THE PROBLEM. Look below and pull out each line with the word "this".

— start of SUPPLIED INFORMATION —

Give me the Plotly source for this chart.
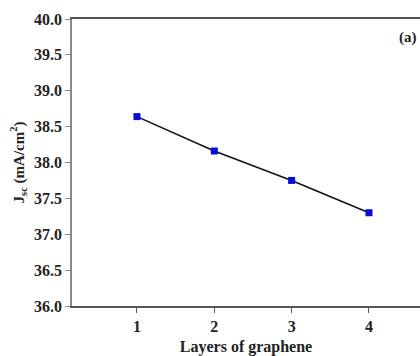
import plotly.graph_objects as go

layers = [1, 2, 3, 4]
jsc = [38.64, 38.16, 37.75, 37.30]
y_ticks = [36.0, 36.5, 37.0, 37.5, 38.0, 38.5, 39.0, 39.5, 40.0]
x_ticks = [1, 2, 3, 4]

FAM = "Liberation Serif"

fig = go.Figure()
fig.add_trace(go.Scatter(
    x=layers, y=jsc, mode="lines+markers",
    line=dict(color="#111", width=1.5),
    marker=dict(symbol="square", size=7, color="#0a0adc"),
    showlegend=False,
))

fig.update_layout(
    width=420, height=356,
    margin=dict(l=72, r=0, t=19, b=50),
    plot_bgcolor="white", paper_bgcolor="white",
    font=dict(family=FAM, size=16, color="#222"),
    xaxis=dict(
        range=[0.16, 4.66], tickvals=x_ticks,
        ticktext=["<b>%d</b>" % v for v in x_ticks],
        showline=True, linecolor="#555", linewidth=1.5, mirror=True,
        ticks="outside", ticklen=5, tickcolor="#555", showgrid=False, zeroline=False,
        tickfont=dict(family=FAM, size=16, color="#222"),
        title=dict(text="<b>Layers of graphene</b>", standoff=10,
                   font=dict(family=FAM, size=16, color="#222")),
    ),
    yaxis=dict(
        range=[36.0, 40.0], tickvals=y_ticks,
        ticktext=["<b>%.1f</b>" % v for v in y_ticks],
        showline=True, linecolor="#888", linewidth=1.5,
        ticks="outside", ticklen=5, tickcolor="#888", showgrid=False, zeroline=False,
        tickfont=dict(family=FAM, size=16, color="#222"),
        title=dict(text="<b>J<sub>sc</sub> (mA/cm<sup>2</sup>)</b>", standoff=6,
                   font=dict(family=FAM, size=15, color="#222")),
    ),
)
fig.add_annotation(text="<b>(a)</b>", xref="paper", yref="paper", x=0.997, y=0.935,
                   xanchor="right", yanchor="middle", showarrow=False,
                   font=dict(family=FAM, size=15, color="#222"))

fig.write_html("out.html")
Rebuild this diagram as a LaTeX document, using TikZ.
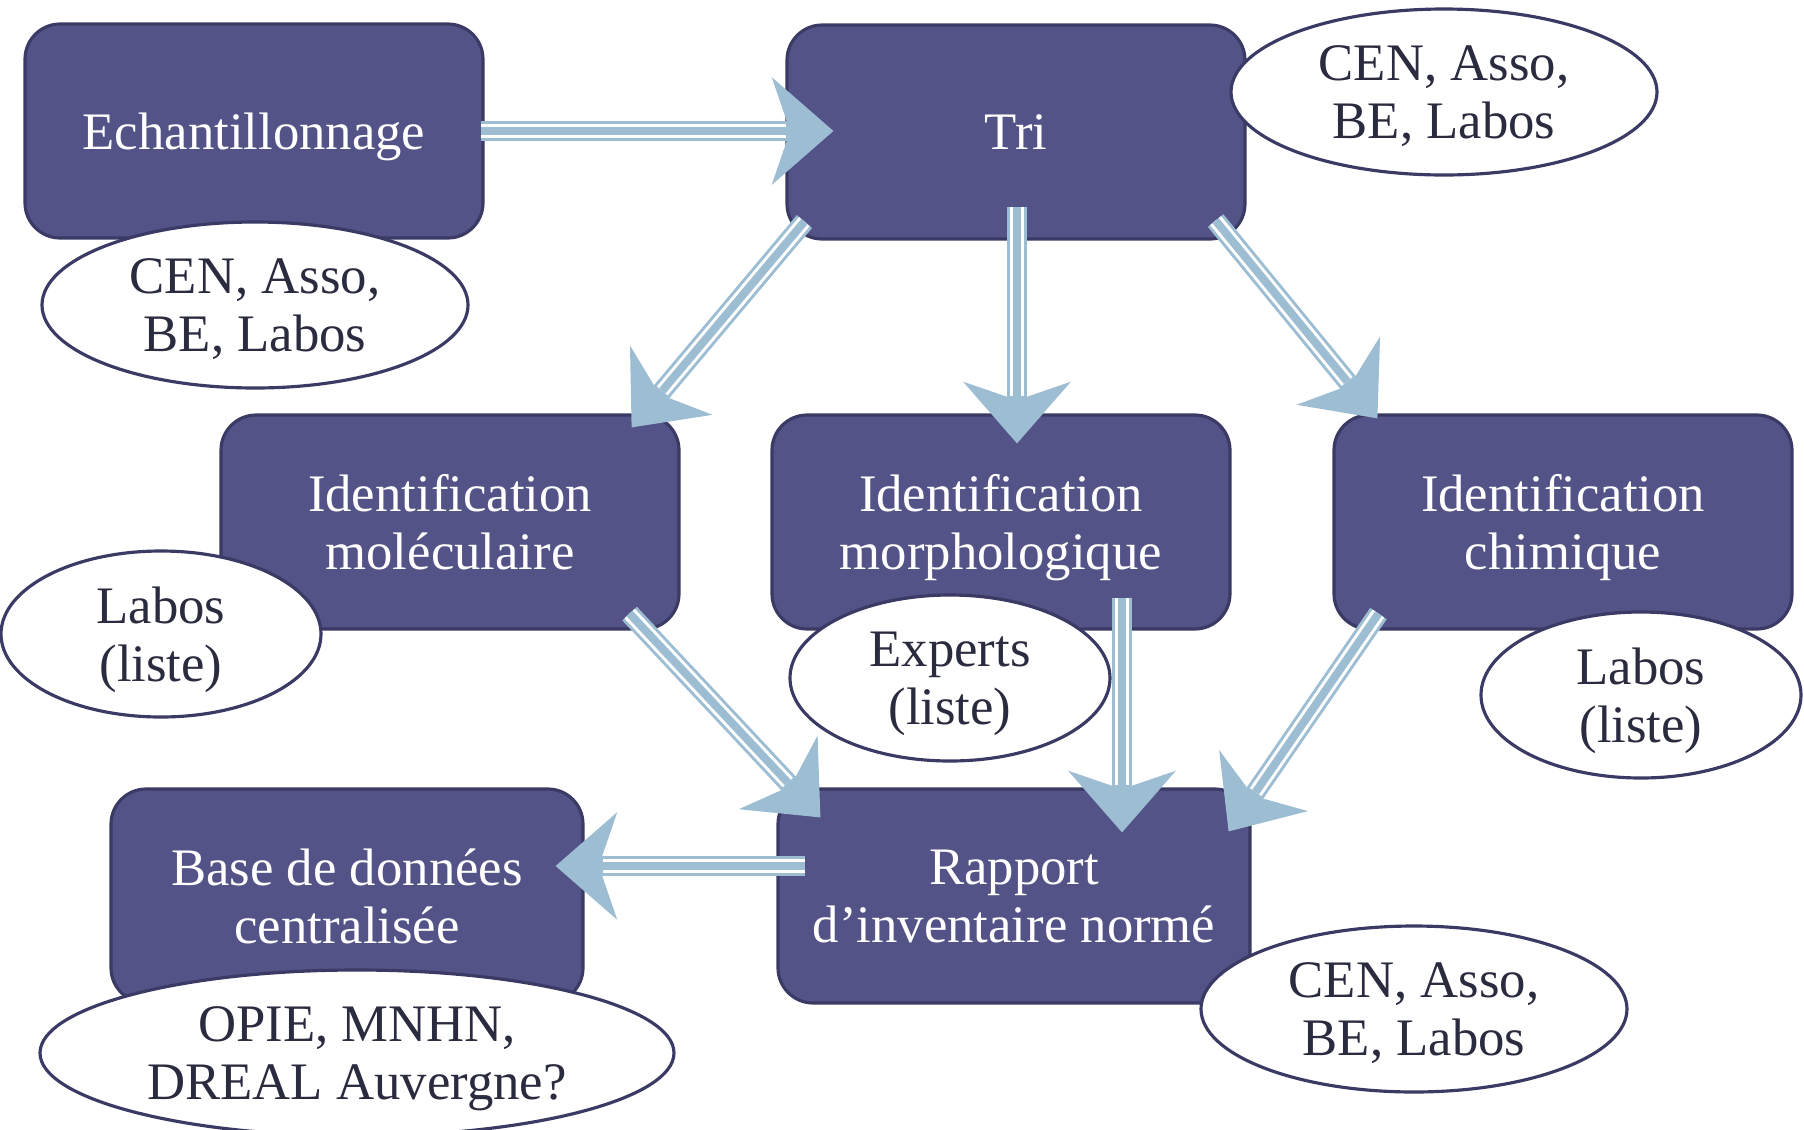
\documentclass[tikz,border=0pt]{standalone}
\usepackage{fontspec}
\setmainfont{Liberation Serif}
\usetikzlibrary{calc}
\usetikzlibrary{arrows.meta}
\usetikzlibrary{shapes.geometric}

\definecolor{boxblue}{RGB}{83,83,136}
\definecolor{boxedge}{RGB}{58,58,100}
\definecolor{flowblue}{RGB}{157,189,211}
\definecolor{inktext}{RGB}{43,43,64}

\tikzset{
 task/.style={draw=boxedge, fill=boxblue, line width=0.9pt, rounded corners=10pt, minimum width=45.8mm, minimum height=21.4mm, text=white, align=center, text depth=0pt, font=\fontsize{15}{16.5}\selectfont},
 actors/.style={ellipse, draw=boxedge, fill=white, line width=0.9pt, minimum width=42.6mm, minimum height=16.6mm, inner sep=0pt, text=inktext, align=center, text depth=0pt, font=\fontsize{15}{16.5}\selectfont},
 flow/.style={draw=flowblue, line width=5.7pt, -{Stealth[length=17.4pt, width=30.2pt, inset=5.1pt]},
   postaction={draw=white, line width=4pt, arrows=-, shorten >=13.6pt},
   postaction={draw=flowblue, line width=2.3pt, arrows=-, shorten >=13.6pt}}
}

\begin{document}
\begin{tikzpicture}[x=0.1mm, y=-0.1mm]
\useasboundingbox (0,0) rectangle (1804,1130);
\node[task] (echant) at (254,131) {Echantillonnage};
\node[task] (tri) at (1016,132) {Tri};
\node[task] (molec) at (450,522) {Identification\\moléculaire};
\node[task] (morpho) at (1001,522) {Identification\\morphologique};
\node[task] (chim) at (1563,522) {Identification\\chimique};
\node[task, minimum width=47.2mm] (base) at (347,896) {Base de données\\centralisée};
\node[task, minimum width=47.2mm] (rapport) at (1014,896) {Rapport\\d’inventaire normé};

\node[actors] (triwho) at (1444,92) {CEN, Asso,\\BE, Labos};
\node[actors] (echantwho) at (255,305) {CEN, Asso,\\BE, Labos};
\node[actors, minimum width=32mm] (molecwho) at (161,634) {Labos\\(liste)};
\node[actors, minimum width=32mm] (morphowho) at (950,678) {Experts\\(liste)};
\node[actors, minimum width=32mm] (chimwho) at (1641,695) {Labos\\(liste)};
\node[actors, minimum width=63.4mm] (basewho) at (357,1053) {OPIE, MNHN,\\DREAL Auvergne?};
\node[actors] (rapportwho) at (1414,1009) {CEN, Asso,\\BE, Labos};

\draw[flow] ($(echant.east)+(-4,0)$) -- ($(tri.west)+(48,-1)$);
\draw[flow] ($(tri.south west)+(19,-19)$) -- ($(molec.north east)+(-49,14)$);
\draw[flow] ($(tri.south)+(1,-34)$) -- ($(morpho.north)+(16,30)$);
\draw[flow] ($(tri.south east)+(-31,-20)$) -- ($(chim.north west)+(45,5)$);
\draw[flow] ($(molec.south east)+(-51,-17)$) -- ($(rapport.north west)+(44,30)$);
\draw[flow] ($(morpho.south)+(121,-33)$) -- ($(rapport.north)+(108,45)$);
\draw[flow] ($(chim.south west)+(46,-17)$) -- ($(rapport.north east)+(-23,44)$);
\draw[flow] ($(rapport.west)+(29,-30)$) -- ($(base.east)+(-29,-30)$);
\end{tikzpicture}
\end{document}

— end of SUPPLIED INFORMATION —

ANSWER IN FULL.
Give me the Plotly source for this chart.
Rebuild this diagram as a LaTeX document, using TikZ.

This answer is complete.